Board member Scott Slater told council members that the permit will go into effect after a 14-day public comment period.  

After the meeting, Slater said the permit has restrictions, but those restrictions do not interfere with the goals of the county or Save Our Lakes.

Save Our Lakes President Vivian Katz-James said the permit allows the county to remove trees and underbrush below the 102.9-foot watermark.
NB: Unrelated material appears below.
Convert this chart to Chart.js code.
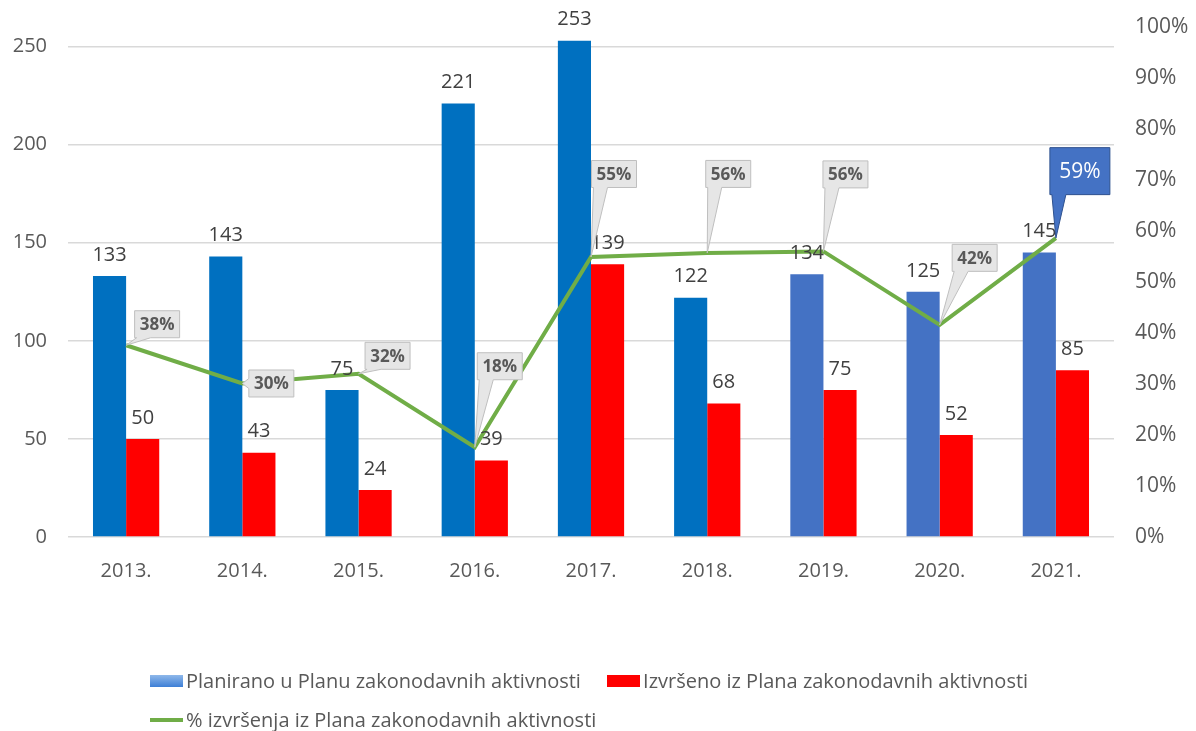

That land is considered state property, while land outside the 102-9-foot mark is the property of landowners surrounding the water body.

She added that even with the permit, the project still must overcome other obstacles, like access to the trees and the objections of some property owners to have trees removed near their homes.

Slater told council members that once the 14-day public comment period is over, the county will request bids or proposals from timber companies and continue to manage the project through its completion.

He added that the project is no longer cost-neutral because rising water levels have made the trees in some areas more expensive to remove and that prices for biomass material, which he hoped would fund the project, have fallen.

Slater said removal operations could begin in six weeks, and one company he has spoken with about the job said the project would take an additional two to four weeks to complete.

Katz-James said her organization hired the law firm of Adams and Reese to shepherd the permit through FDEP.

“Best money we ever spent,” the nonprofit’s president said about the law firm’s services, adding that one of the principals in the firm is a former FDEP secretary and Save Our Lakes’s contact with Adams and Resse is a former deputy secretary.

The firm estimated Save Our Lakes’s services at $30,000. Katz-James said she has already paid $15,000 in invoices and is awaiting the firm’s final billing.

Slater added that Save Our Lakes is planning a Lake Geneva cleanup day for January 26. He said the remains of homeless encampments and illegal dumping were near the county’s 5th Street Boat Ramp, and the cleanup day will remove that debris.